(The Hill) — A group of Minnesota residents suing over immigration officers’ tactics returned to court Saturday evening after a man was fatally shot by federal agents in Minneapolis.
The residents, whose legal team includes the state’s American Civil Liberties Union (ACLU) branch, are pushing to reinstate court-ordered restrictions on how federal agents respond to protests in the state. The plaintiffs wrote in a new filing that the shooting demonstrates “escalating, imminent risks.”
“Intervening events that post-date the parties’ filings have created an urgent need for intervention to prevent irreparable injury to the named plaintiffs, protesters, and observers,” the filing states.

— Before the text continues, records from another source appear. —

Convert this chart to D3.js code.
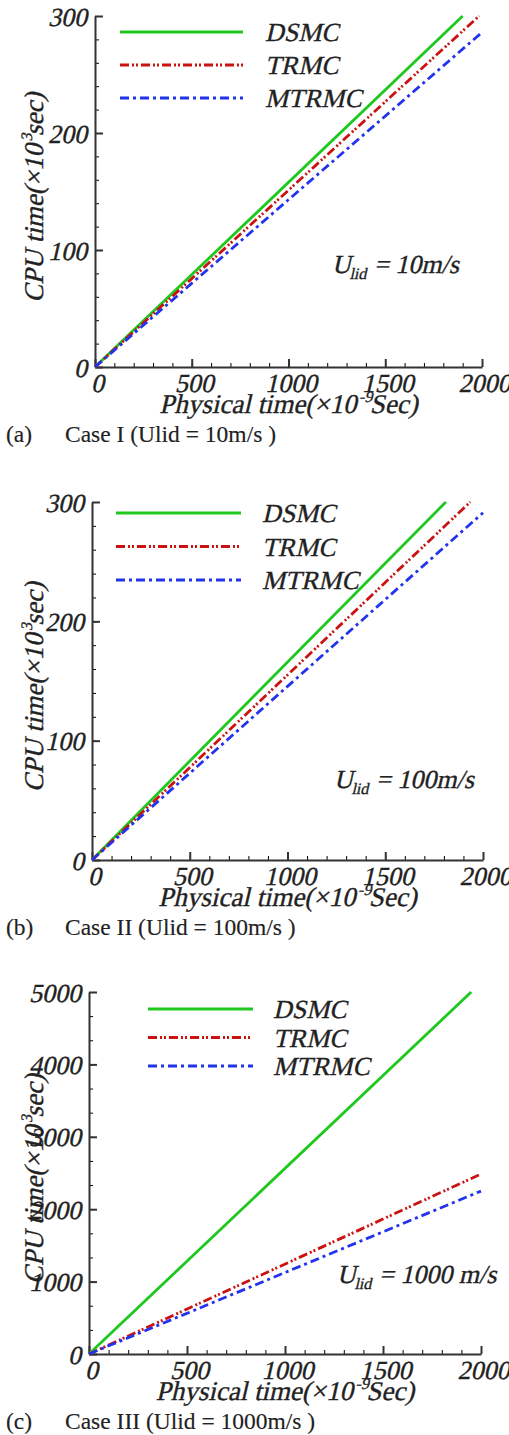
<!DOCTYPE html>
<html>
<head>
<meta charset="utf-8">
<script src="https://cdn.jsdelivr.net/npm/d3@7"></script>
<style>
  body { margin: 0; background: #fff; }
  svg { display: block; }
  text { font-family: "Liberation Serif", "Times New Roman", serif; fill: #222; stroke: #222; stroke-width: 0.35px; }
</style>
</head>
<body>
<svg id="chart"></svg>
<script>
// values
methods = ["DSMC", "TRMC", "MTRMC"];
xTicks = [0, 500, 1000, 1500, 2000];
yTicksA = [0, 100, 200, 300];
yTicksC = [0, 1000, 2000, 3000, 4000, 5000];
// [physical time, cpu time] end points of each straight line
caseI_dsmc = [[0, 0], [1900, 300]];
caseI_trmc = [[0, 0], [1985, 300]];
caseI_mtrmc = [[0, 0], [2000, 286]];
caseII_dsmc = [[0, 0], [1810, 300]];
caseII_trmc = [[0, 0], [1935, 300]];
caseII_mtrmc = [[0, 0], [2000, 291]];
caseIII_dsmc = [[0, 0], [1950, 5000]];
caseIII_trmc = [[0, 0], [2000, 2485]];
caseIII_mtrmc = [[0, 0], [2000, 2250]];
captions = ["Case I (Ulid = 10m/s )", "Case II (Ulid = 100m/s )", "Case III (Ulid = 1000m/s )"];
tags = ["(a)", "(b)", "(c)"];
speeds = ["= 10m/s", "= 100m/s", "= 1000 m/s"];

const style = ({
    colors: ["#1ec81e", "#cc1111", "#2233ee"],
    dash: [null, "9,3,2,2,2,3", "9,4,3,4"],
    axis: "#333",
    slant: "skewX(-13)"
})

const svg = d3.select("#chart")
    .attr("width", 509)
    .attr("height", 1435);

// slanted serif text, placed by its own transform so the skew does not drift
slanted = (parent, x, y, size, extra = "") => parent.append("text")
    .attr("transform", `translate(${x},${y}) ${extra} ${style.slant}`)
    .style("font-size", size + "px");

panel = (cfg) => {
    const x = d3.scaleLinear().domain([0, 2000]).range([cfg.left, cfg.right]);
    const y = d3.scaleLinear().domain([0, cfg.ymax]).range([cfg.bottom, cfg.top]);
    const g = svg.append("g");

    // minor ticks
    g.append("g")
        .attr("transform", `translate(0,${cfg.bottom})`)
        .call(d3.axisBottom(x).tickValues(d3.range(0, 2001, 100)).tickSize(-4).tickFormat(""))
        .call(a => a.select(".domain").remove());
    g.append("g")
        .attr("transform", `translate(${cfg.left},0)`)
        .call(d3.axisLeft(y).tickValues(d3.range(0, cfg.ymax + 1, cfg.ymax / 15)).tickSize(-4).tickFormat(""))
        .call(a => a.select(".domain").remove());

    // major ticks + labels
    const xa = g.append("g")
        .attr("transform", `translate(0,${cfg.bottom})`)
        .call(d3.axisBottom(x).tickValues(xTicks).tickFormat(d3.format("d"))
            .tickSize(-8).tickSizeOuter(0));
    const ya = g.append("g")
        .attr("transform", `translate(${cfg.left},0)`)
        .call(d3.axisLeft(y).tickValues(cfg.yticks).tickFormat(d3.format("d"))
            .tickSize(-8).tickSizeOuter(0));
    [xa, ya].forEach(a => {
        a.attr("font-family", null).attr("font-size", null);
        a.selectAll("line, path").attr("stroke", style.axis).attr("stroke-width", 2);
        a.selectAll("text")
            .attr("x", null).attr("y", null).attr("dy", null)
            .style("font-size", "26px")
            .attr("fill", "#222");
    });
    xa.selectAll("text").attr("transform", `translate(2,25) ${style.slant}`);
    ya.selectAll("text").attr("transform", `translate(-8,9) ${style.slant}`);

    const line = d3.line().x(d => x(d[0])).y(d => y(d[1]));
    cfg.series.forEach((s, i) => {
        g.append("path")
            .datum(s)
            .attr("d", line)
            .attr("fill", "none")
            .attr("stroke", style.colors[i])
            .attr("stroke-width", 2.8)
            .attr("stroke-dasharray", style.dash[i]);
    });

    // legend
    methods.forEach((m, i) => {
        const ly = cfg.legY + i * cfg.legGap;
        g.append("line")
            .attr("x1", cfg.legX1).attr("x2", cfg.legX2)
            .attr("y1", ly).attr("y2", ly)
            .attr("stroke", style.colors[i])
            .attr("stroke-width", 3.2)
            .attr("stroke-dasharray", style.dash[i]);
        slanted(g, cfg.legText, ly + 9, 26).text(m);
    });

    // U_lid note
    const note = slanted(g, cfg.noteX, cfg.noteY, 26);
    note.append("tspan").text("U");
    note.append("tspan").attr("dy", 6).style("font-size", "16px").text("lid");
    note.append("tspan").attr("dy", -6).text(" " + speeds[cfg.i]);

    // axis titles
    const xt = slanted(g, (cfg.left + cfg.right) / 2, cfg.bottom + 46, 27)
        .attr("text-anchor", "middle");
    xt.append("tspan").text("Physical time(×10");
    xt.append("tspan").attr("dy", -11).style("font-size", "16px").text("-9");
    xt.append("tspan").attr("dy", 11).text("Sec)");

    const yt = slanted(g, 43, (cfg.top + cfg.bottom) / 2 + 6, 27, "rotate(-90)")
        .attr("text-anchor", "middle");
    yt.append("tspan").text("CPU time(×10");
    yt.append("tspan").attr("dy", -11).style("font-size", "16px").text("3");
    yt.append("tspan").attr("dy", 11).text("sec)");

    // caption
    g.append("text").attr("x", 6).attr("y", cfg.bottom + 75)
        .style("font-size", "23.5px").style("stroke-width", "0.15px").text(tags[cfg.i]);
    g.append("text").attr("x", 65).attr("y", cfg.bottom + 75)
        .style("font-size", "23.5px").style("stroke-width", "0.15px").text(captions[cfg.i]);
};

panel({i: 0, left: 95, right: 482, top: 16, bottom: 367, ymax: 300, yticks: yTicksA,
    series: [caseI_dsmc, caseI_trmc, caseI_mtrmc],
    legY: 32, legGap: 33, legX1: 120, legX2: 243, legText: 265, noteX: 332, noteY: 273});
panel({i: 1, left: 92, right: 483, top: 502, bottom: 860, ymax: 300, yticks: yTicksA,
    series: [caseII_dsmc, caseII_trmc, caseII_mtrmc],
    legY: 513, legGap: 33.5, legX1: 116, legX2: 241, legText: 262, noteX: 334, noteY: 788});
panel({i: 2, left: 89, right: 481, top: 992, bottom: 1354, ymax: 5000, yticks: yTicksC,
    series: [caseIII_dsmc, caseIII_trmc, caseIII_mtrmc],
    legY: 1009, legGap: 28.5, legX1: 148, legX2: 253, legText: 273, noteX: 337, noteY: 1283});
</script>
</body>
</html>
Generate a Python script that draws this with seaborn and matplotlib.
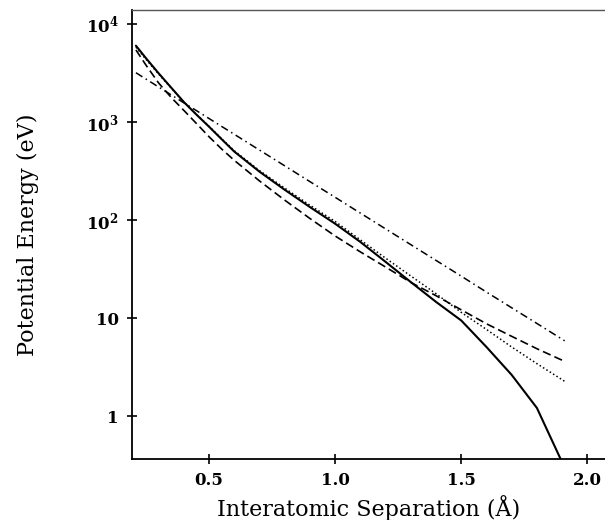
import numpy as np
import pandas as pd
import matplotlib
matplotlib.use("Agg")
import matplotlib.pyplot as plt
import seaborn as sns

# Interatomic separation (Å)
separation = [0.21, 0.25, 0.30, 0.35, 0.40, 0.45, 0.50, 0.55, 0.60, 0.70,
              0.80, 0.90, 1.00, 1.10, 1.20, 1.30, 1.40, 1.50, 1.60, 1.70,
              1.80, 1.91]

# Potential energy (eV) for each model
pot_solid = [6000, 4470, 3140, 2240, 1600, 1190, 896, 668, 500, 312,
             204, 136, 92, 60, 37.6, 23.4, 14.7, 9.5, 5.1, 2.65,
             1.22, 0.30]
pot_dashed = [5430, 3800, 2500, 1780, 1315, 966, 708, 531, 407, 251,
              160, 104, 69, 47.5, 33.3, 23.2, 17.0, 12.2, 8.8, 6.55,
              4.9, 3.64]
pot_dotted = [5800, 4350, 3080, 2220, 1600, 1195, 905, 675, 510, 320,
              212, 142, 97, 63, 41, 27, 17.8, 11.5, 7.7, 5.1,
              3.45, 2.28]
pot_dashdot = [3180, 2740, 2275, 1890, 1570, 1307, 1086, 902, 750, 518,
               358, 247, 171, 118, 81.5, 56.3, 38.9, 26.9, 18.5, 12.8,
               8.86, 5.9]

ytick_vals = [1, 10, 100, 1000, 10000]
ytick_labels = ["1", "10", r"$\mathbf{10^2}$", r"$\mathbf{10^3}$", r"$\mathbf{10^4}$"]
xtick_vals = [0.5, 1.0, 1.5, 2.0]
xtick_labels = ["0.5", "1.0", "1.5", "2.0"]

frames = []
for name, vals in [("solid", pot_solid), ("dashed", pot_dashed),
                   ("dotted", pot_dotted), ("dashdot", pot_dashdot)]:
    frames.append(pd.DataFrame({"r": separation, "E": vals, "model": name}))
df = pd.concat(frames, ignore_index=True)

sns.set_theme(style="ticks")
plt.rcParams["font.family"] = ["DejaVu Serif"]
plt.rcParams["mathtext.fontset"] = "dejavuserif"
plt.rcParams["text.color"] = "black"
plt.rcParams["axes.labelcolor"] = "black"

fig = plt.figure(figsize=(6.05, 5.2), dpi=100)
ax = fig.add_axes([0.218, 0.117, 0.782, 0.864])

dash_map = {"solid": "", "dashed": (5, 2.5), "dotted": (1, 1.6),
            "dashdot": (5, 2.5, 1, 2.5)}
width_map = {"solid": 1.5, "dashed": 1.2, "dotted": 1.1, "dashdot": 1.1}

sns.lineplot(data=df, x="r", y="E", style="model", dashes=dash_map,
             color="black", legend=False, ax=ax, estimator=None, sort=False)
for line, name in zip(ax.get_lines(), ["solid", "dashed", "dotted", "dashdot"]):
    line.set_linewidth(width_map[name])

ax.set_yscale("log")
ax.set_xlim(0.194, 2.07)
ax.set_ylim(0.367, 13900)

ax.set_yticks(ytick_vals)
ax.set_yticklabels(ytick_labels)
ax.set_xticks(xtick_vals)
ax.set_xticklabels(xtick_labels)
ax.yaxis.set_minor_locator(matplotlib.ticker.NullLocator())
ax.xaxis.set_minor_locator(matplotlib.ticker.NullLocator())

ax.tick_params(direction="inout", length=7, width=1.2, colors="black",
               labelsize=12, pad=6)
for lab in ax.get_xticklabels() + ax.get_yticklabels():
    lab.set_fontweight("bold")

for side in ["left", "bottom"]:
    ax.spines[side].set_linewidth(1.3)
    ax.spines[side].set_color("black")
ax.spines["top"].set_linewidth(1.0)
ax.spines["top"].set_color("#555555")
ax.spines["right"].set_visible(False)

ax.set_xlabel("Interatomic Separation (Å)", fontsize=16, labelpad=4, color="black")
ax.set_ylabel("Potential Energy (eV)", fontsize=16, labelpad=34, color="black")

fig.savefig("out.png", dpi=100, facecolor="white")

Earlier on Saturday, federal agents in Minneapolis shot and killed a man identified by officials as Alex Jeffrey Pretti, a 37-year-old intensive care nurse. The Department of Homeland Security said he was armed and violently resisted agents conducting a targeted immigration enforcement operation.
“I don’t know why they shot him,” an unnamed witness to the shooting wrote in a declaration filed alongside the plaintiffs’ new motion. “He was only helping. I was five feet from him and they just shot him.”
It marked the second fatal shooting in Minnesota involving federal immigration agents in the wake of the Trump administration flooding enforcement efforts into the state, dubbed Operation Metro Surge.
The residents filed the lawsuit on Dec. 17, claiming that officers were violating the First Amendment at protests that erupted across the Twin Cities as federal resources arrived.
U.S. District Judge Katherine Menendez, an appointee of former President Biden, last week agreed to place restrictions on federal agents’ tactics in the state.
Her injunction blocked them from retaliating against peaceful protestors or using pepper spray and “similar nonlethal munitions and crowd dispersal tools” against them.
The Justice Department has said Menendez’s order endangers immigration officers and public safety.
“To be clear, plaintiffs cannot establish any constitutional violations. But regardless, the district court’s injunction is legally untenable several times over,” the Justice Department wrote in court filings this week.
On Wednesday, the U.S. Court of Appeals for the 8th Circuit agreed to temporarily lift the injunction until it rules on the next stage of the Trump administration’s appeal.
The residents’ new push asks the 8th Circuit to reinstate Menendez’s injunction in light of Saturday’s shooting. The residents warned that “every hour” without an intervention presents “new opportunities” for harm, urging a ruling by Sunday at 5 p.m. CST.